**Aim**.
Copy out all the lines exactly. Omit pictures.

-- Start Provided data --

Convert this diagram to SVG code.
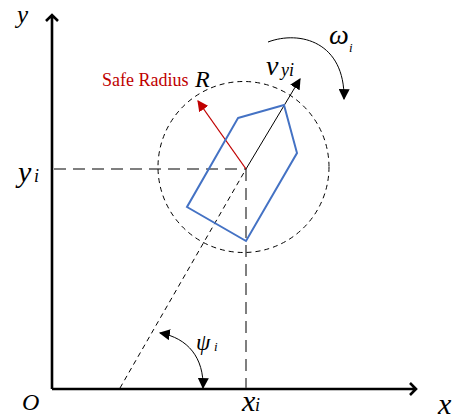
<svg xmlns="http://www.w3.org/2000/svg" width="452" height="420" viewBox="0 0 452 420">
<style>
.axis{stroke:#000;stroke-width:2.6;fill:none}
.guide{stroke:#555;stroke-width:1.5;stroke-dasharray:12 7;fill:none}
.thin{stroke:#000;stroke-width:1;stroke-dasharray:5 4;fill:none}
</style>
<defs>
<marker id="tri" viewBox="0 0 10 10" refX="9" refY="5" markerWidth="11" markerHeight="11" markerUnits="userSpaceOnUse" orient="auto-start-reverse">
<path d="M0,0 L10,5 L0,10 z" fill="#000"/>
</marker>
<marker id="triR" viewBox="0 0 10 10" refX="9" refY="5" markerWidth="11" markerHeight="11" markerUnits="userSpaceOnUse" orient="auto">
<path d="M0,0 L10,5 L0,10 z" fill="#c00000"/>
</marker>
</defs>
<g id="axes">
<path class="axis" d="M52,389 V15 M46,21 L52,15 L58,21"/>
<path class="axis" d="M52,389 H416 M410,383 L416,389 L410,395"/>
</g>
<g id="connectors">
<path class="guide" d="M54,169 H246"/>
<path class="guide" d="M246,169 V388"/>
<path class="thin" d="M120,388 L246,169"/>
<circle class="thin" cx="243.5" cy="167" r="85.5" stroke-dasharray="5 3"/>
<line x1="246" y1="169" x2="300" y2="79" stroke="#000" stroke-width="1" marker-end="url(#tri)"/>
<line x1="246" y1="169" x2="198" y2="101" stroke="#c00000" stroke-width="1.3" marker-end="url(#triR)"/>
<path d="M160,333 C188,338 204,358 203,388" fill="none" stroke="#000" stroke-width="1" marker-start="url(#tri)" marker-end="url(#tri)"/>
<path d="M268,42 C300,30 345,42 344,99" fill="none" stroke="#000" stroke-width="1" marker-end="url(#tri)"/>
</g>
<g id="vessel">
<polygon points="238,118 284,105 297,153 246,241 187,207" fill="none" stroke="#4472c4" stroke-width="2"/>
</g>
<g id="labels" font-family="Liberation Serif, Times New Roman, serif" font-style="italic" fill="#000">
<text x="17" y="23" font-size="25">y</text>
<text x="18" y="182" font-size="30">y</text>
<text x="34" y="182" font-size="18">i</text>
<text x="22" y="410" font-size="24">O</text>
<text x="242" y="411" font-size="30">x</text>
<text x="255" y="411" font-size="18">i</text>
<text x="438" y="414" font-size="30">x</text>
<text x="196" y="350" font-size="23">ψ</text>
<text x="214" y="351" font-size="13">i</text>
<text x="329" y="44" font-size="28">ω</text>
<text x="349" y="52" font-size="13">i</text>
<text x="266" y="75" font-size="28">v</text>
<text x="281" y="76" font-size="18">yi</text>
<text x="195" y="87" font-size="24">R</text>
<text x="102" y="86" font-size="18" font-style="normal" fill="#c00000">Safe Radius</text>
</g>
</svg>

-- End Provided data --

**Full output**.
Convert this diagram to SVG code.
<svg xmlns="http://www.w3.org/2000/svg" width="452" height="420" viewBox="0 0 452 420">
<style>
.axis{stroke:#000;stroke-width:2.6;fill:none}
.guide{stroke:#555;stroke-width:1.5;stroke-dasharray:12 7;fill:none}
.thin{stroke:#000;stroke-width:1;stroke-dasharray:5 4;fill:none}
</style>
<defs>
<marker id="tri" viewBox="0 0 10 10" refX="9" refY="5" markerWidth="11" markerHeight="11" markerUnits="userSpaceOnUse" orient="auto-start-reverse">
<path d="M0,0 L10,5 L0,10 z" fill="#000"/>
</marker>
<marker id="triR" viewBox="0 0 10 10" refX="9" refY="5" markerWidth="11" markerHeight="11" markerUnits="userSpaceOnUse" orient="auto">
<path d="M0,0 L10,5 L0,10 z" fill="#c00000"/>
</marker>
</defs>
<g id="axes">
<path class="axis" d="M52,389 V15 M46,21 L52,15 L58,21"/>
<path class="axis" d="M52,389 H416 M410,383 L416,389 L410,395"/>
</g>
<g id="connectors">
<path class="guide" d="M54,169 H246"/>
<path class="guide" d="M246,169 V388"/>
<path class="thin" d="M120,388 L246,169"/>
<circle class="thin" cx="243.5" cy="167" r="85.5" stroke-dasharray="5 3"/>
<line x1="246" y1="169" x2="300" y2="79" stroke="#000" stroke-width="1" marker-end="url(#tri)"/>
<line x1="246" y1="169" x2="198" y2="101" stroke="#c00000" stroke-width="1.3" marker-end="url(#triR)"/>
<path d="M160,333 C188,338 204,358 203,388" fill="none" stroke="#000" stroke-width="1" marker-start="url(#tri)" marker-end="url(#tri)"/>
<path d="M268,42 C300,30 345,42 344,99" fill="none" stroke="#000" stroke-width="1" marker-end="url(#tri)"/>
</g>
<g id="vessel">
<polygon points="238,118 284,105 297,153 246,241 187,207" fill="none" stroke="#4472c4" stroke-width="2"/>
</g>
<g id="labels" font-family="Liberation Serif, Times New Roman, serif" font-style="italic" fill="#000">
<text x="17" y="23" font-size="25">y</text>
<text x="18" y="182" font-size="30">y</text>
<text x="34" y="182" font-size="18">i</text>
<text x="22" y="410" font-size="24">O</text>
<text x="242" y="411" font-size="30">x</text>
<text x="255" y="411" font-size="18">i</text>
<text x="438" y="414" font-size="30">x</text>
<text x="196" y="350" font-size="23">ψ</text>
<text x="214" y="351" font-size="13">i</text>
<text x="329" y="44" font-size="28">ω</text>
<text x="349" y="52" font-size="13">i</text>
<text x="266" y="75" font-size="28">v</text>
<text x="281" y="76" font-size="18">yi</text>
<text x="195" y="87" font-size="24">R</text>
<text x="102" y="86" font-size="18" font-style="normal" fill="#c00000">Safe Radius</text>
</g>
</svg>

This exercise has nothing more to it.